**PROMPT:** Sort through the entries below and pull out lines containing the word "chart".
BEGIN DATA TO PROCESS
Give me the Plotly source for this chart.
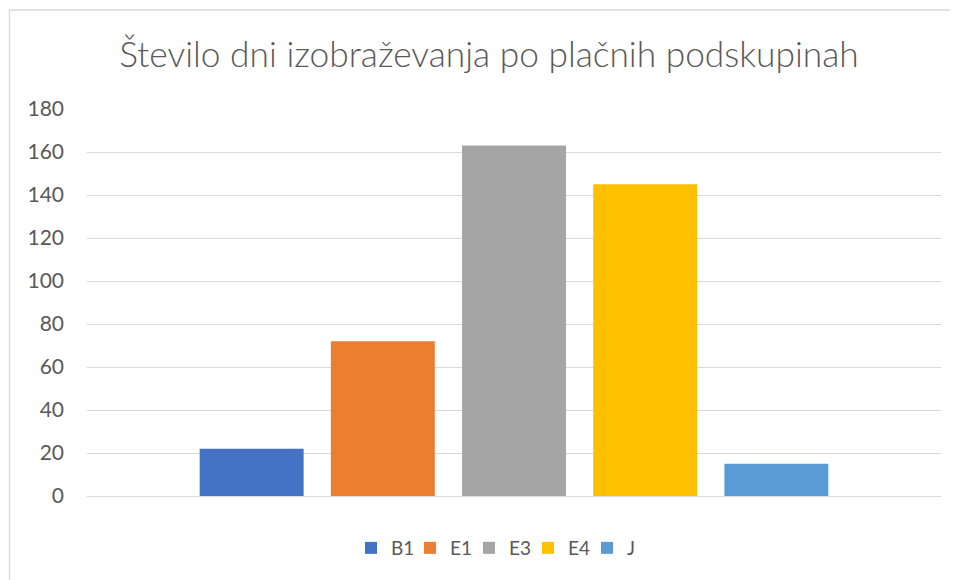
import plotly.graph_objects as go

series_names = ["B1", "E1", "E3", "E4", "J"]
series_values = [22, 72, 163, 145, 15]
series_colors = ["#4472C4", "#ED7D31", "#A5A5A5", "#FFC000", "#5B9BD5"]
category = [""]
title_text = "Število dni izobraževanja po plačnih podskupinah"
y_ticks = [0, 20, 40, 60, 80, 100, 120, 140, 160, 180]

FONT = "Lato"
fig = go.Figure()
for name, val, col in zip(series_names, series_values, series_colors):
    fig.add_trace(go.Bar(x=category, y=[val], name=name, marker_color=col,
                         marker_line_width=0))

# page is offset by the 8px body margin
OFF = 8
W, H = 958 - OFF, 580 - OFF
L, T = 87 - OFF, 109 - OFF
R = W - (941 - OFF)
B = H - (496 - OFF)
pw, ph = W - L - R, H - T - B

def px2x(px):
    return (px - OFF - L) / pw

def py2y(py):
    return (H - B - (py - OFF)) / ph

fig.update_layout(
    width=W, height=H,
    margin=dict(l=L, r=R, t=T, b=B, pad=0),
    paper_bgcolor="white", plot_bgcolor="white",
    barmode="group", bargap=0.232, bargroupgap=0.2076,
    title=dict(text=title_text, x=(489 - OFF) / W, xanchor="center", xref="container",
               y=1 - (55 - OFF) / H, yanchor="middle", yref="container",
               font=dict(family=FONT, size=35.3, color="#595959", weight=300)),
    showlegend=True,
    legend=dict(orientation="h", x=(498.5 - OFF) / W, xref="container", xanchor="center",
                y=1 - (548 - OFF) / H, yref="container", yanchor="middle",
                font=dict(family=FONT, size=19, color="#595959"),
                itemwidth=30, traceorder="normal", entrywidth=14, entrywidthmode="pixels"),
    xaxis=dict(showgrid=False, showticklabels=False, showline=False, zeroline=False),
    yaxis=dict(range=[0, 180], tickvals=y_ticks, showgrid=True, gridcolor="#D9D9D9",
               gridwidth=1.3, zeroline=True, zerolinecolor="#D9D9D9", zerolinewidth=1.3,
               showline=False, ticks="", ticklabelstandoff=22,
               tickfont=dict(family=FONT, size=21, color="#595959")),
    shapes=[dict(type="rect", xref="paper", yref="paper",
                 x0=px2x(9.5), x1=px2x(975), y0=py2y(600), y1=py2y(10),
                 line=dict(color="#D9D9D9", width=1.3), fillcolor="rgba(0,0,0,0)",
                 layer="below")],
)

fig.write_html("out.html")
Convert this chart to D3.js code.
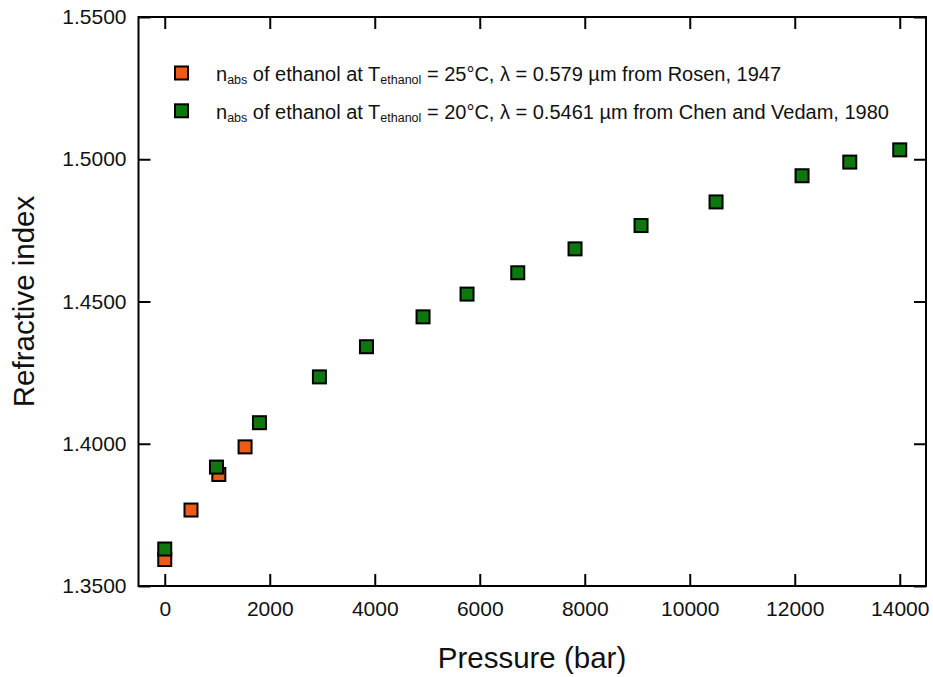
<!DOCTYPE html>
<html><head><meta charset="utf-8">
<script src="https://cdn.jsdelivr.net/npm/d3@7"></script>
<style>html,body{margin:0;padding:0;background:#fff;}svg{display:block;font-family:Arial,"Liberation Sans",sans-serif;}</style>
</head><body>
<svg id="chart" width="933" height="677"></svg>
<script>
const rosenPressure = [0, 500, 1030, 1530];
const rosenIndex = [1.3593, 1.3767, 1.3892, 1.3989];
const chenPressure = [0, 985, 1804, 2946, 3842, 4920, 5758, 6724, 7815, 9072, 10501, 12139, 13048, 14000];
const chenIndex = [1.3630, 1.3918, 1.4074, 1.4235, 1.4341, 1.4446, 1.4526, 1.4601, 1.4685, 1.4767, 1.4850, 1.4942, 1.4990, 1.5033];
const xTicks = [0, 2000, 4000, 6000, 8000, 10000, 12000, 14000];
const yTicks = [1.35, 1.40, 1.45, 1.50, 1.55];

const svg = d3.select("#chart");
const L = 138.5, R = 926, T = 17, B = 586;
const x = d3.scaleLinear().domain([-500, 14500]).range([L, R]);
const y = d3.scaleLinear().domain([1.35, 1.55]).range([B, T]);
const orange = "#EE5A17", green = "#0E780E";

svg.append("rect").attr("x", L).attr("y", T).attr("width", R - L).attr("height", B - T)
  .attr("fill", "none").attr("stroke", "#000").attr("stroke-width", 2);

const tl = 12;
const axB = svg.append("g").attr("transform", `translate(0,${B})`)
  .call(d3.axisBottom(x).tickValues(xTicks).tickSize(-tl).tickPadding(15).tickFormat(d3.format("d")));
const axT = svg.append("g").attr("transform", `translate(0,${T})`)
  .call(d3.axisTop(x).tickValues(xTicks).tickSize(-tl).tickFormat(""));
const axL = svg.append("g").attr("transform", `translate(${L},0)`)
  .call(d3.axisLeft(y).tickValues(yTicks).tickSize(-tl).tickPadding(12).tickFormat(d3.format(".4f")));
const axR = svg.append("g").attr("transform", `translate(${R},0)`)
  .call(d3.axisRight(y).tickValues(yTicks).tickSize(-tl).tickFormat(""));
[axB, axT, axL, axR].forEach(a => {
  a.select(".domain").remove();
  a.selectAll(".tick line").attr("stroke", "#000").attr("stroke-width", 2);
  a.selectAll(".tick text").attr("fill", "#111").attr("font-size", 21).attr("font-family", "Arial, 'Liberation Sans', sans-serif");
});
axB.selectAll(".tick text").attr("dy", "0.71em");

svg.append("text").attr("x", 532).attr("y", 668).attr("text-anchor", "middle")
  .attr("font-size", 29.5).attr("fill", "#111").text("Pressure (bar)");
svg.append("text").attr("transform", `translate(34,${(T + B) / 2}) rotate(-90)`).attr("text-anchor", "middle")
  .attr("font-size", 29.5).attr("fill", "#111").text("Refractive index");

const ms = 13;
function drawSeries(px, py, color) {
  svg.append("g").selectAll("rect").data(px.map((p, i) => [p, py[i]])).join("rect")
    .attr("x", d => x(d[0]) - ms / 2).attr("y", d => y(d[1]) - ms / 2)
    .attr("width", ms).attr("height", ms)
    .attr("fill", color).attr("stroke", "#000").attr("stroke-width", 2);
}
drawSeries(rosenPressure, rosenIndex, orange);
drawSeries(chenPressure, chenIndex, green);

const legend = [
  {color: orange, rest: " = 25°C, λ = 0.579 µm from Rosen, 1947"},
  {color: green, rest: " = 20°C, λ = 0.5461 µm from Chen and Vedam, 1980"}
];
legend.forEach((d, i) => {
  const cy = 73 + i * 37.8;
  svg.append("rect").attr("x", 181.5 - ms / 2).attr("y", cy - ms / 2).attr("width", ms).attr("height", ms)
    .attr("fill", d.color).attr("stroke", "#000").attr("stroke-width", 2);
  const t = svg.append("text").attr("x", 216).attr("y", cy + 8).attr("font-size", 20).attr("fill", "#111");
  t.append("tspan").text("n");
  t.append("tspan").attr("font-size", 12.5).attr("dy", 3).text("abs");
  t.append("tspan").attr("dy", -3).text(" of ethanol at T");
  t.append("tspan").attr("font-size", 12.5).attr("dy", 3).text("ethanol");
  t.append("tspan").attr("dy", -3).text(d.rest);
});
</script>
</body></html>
END DATA TO PROCESS
BEGIN DATA TO PROCESS
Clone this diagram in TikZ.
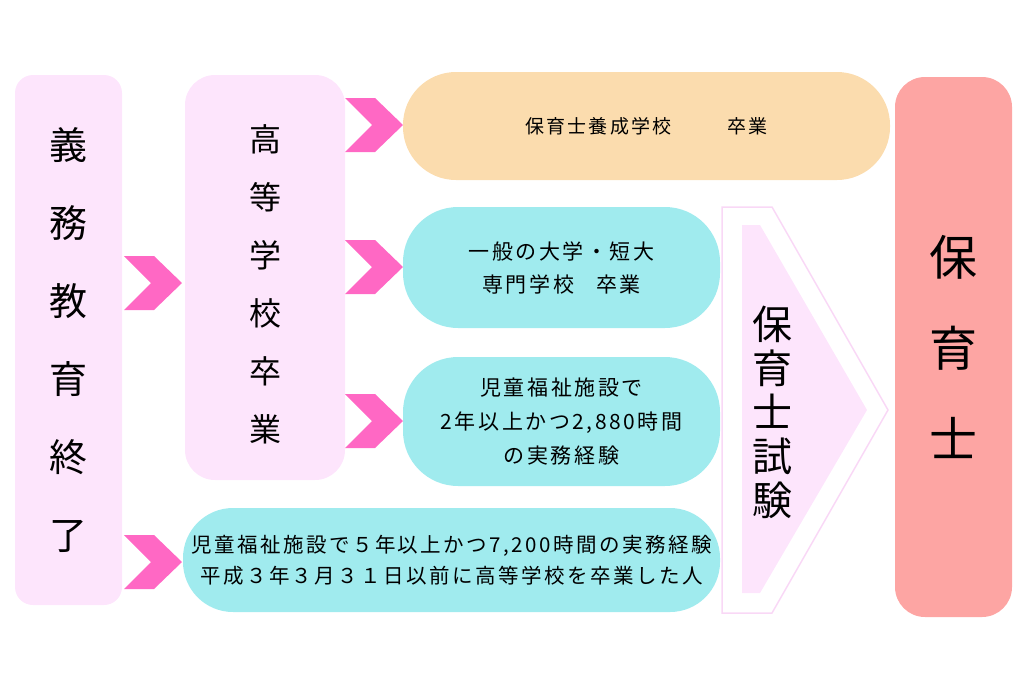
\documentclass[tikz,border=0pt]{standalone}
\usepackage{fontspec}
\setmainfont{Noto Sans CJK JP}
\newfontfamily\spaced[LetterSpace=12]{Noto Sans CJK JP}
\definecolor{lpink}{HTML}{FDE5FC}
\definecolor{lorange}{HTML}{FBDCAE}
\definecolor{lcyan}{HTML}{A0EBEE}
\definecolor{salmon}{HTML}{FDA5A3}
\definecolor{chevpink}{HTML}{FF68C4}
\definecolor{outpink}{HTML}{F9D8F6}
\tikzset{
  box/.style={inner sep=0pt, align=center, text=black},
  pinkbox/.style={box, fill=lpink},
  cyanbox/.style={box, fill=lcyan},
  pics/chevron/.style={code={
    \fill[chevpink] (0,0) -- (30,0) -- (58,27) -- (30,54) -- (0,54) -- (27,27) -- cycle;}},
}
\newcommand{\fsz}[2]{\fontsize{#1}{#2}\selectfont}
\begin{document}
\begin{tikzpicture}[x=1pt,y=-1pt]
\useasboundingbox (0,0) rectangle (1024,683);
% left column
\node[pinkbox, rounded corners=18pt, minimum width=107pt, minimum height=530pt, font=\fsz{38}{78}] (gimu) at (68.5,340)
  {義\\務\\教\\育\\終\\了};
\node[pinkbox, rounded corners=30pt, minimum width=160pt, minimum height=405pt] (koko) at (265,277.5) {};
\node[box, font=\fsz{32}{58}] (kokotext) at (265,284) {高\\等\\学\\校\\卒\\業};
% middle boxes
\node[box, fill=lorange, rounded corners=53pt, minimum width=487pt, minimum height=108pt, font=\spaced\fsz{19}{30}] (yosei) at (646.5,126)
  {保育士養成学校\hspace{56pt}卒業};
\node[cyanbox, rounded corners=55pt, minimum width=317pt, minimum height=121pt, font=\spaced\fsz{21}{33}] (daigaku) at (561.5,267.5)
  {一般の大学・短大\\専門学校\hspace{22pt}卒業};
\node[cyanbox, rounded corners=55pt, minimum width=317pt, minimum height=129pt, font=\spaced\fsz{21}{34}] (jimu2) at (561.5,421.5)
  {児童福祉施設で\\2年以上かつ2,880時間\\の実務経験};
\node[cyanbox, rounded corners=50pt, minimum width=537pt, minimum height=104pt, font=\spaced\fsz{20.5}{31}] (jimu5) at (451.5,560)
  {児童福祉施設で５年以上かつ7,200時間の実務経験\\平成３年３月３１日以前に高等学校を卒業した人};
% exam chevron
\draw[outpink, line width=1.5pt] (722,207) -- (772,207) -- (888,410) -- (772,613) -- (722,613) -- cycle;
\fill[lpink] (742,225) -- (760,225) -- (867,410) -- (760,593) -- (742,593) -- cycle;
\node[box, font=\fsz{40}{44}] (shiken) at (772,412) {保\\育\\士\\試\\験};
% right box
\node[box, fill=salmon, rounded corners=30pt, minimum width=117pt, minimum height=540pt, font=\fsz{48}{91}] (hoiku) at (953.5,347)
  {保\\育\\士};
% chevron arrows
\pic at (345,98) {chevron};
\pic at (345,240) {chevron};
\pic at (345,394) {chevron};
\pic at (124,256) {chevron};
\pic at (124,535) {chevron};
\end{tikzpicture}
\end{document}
END DATA TO PROCESS
BEGIN DATA TO PROCESS
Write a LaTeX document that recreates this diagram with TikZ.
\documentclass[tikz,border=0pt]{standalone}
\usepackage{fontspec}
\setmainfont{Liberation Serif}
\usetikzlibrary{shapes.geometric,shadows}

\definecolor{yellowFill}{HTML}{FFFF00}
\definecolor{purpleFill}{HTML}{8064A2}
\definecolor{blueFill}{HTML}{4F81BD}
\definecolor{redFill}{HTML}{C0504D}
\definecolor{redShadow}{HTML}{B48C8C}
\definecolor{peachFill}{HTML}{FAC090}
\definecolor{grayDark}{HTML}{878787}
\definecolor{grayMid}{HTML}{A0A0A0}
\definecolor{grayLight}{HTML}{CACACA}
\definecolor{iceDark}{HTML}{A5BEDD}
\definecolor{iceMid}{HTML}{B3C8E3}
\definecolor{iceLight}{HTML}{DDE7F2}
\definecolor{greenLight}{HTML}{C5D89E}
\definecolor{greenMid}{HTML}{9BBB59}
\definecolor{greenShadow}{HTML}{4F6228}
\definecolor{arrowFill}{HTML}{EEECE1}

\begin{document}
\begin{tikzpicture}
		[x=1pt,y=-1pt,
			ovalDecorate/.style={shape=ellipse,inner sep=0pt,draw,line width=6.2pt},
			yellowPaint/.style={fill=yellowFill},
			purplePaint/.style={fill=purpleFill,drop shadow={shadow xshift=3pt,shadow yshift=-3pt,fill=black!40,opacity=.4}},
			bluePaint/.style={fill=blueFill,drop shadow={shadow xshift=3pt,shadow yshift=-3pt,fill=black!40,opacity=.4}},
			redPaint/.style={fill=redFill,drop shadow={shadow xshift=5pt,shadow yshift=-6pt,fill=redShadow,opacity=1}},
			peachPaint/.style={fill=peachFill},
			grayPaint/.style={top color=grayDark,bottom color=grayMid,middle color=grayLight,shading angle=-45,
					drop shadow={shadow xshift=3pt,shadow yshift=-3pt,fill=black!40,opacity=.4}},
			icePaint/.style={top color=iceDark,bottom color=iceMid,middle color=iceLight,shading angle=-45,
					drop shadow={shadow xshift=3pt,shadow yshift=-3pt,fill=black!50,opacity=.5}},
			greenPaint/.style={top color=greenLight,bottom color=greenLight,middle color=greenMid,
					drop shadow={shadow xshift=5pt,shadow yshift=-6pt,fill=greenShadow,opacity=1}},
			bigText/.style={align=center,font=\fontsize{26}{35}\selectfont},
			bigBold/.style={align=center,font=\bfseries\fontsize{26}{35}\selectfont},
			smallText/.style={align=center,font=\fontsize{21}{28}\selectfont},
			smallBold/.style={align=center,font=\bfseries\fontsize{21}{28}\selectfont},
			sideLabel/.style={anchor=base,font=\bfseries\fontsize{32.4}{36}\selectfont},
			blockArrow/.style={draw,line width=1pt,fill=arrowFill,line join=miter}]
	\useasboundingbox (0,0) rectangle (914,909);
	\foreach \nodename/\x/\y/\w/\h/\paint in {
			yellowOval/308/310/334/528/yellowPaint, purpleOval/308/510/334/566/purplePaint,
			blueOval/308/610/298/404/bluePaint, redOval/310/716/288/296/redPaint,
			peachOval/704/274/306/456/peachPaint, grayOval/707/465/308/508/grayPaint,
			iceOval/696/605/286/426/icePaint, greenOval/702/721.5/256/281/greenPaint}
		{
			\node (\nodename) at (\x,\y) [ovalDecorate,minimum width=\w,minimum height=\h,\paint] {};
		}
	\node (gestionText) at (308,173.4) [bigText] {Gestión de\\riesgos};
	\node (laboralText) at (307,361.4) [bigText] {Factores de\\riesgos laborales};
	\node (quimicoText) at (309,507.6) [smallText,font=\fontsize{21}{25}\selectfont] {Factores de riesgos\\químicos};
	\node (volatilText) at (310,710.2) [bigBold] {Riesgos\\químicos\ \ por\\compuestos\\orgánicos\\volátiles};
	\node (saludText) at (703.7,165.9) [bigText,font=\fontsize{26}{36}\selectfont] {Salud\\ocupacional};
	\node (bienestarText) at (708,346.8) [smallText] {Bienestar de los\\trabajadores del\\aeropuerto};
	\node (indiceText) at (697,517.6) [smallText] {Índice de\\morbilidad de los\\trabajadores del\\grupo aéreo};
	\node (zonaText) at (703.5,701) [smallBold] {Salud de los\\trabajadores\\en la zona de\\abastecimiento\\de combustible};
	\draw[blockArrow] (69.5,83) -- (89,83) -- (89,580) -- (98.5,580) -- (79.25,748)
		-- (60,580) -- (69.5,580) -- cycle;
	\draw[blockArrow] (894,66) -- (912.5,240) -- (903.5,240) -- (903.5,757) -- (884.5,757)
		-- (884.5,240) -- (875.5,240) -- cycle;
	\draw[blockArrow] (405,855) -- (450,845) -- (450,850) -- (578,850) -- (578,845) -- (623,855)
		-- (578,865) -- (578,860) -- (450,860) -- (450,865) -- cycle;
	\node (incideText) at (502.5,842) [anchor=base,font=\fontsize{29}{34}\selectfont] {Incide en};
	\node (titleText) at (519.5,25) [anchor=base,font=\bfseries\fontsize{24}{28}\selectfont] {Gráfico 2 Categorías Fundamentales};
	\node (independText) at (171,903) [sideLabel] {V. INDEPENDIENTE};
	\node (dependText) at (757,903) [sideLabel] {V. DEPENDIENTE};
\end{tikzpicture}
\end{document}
END DATA TO PROCESS
**ANSWER:**
Give me the Plotly source for this chart.
Convert this chart to D3.js code.
<svg id="chart" width="933" height="677"></svg>
const svg = d3.select("#chart");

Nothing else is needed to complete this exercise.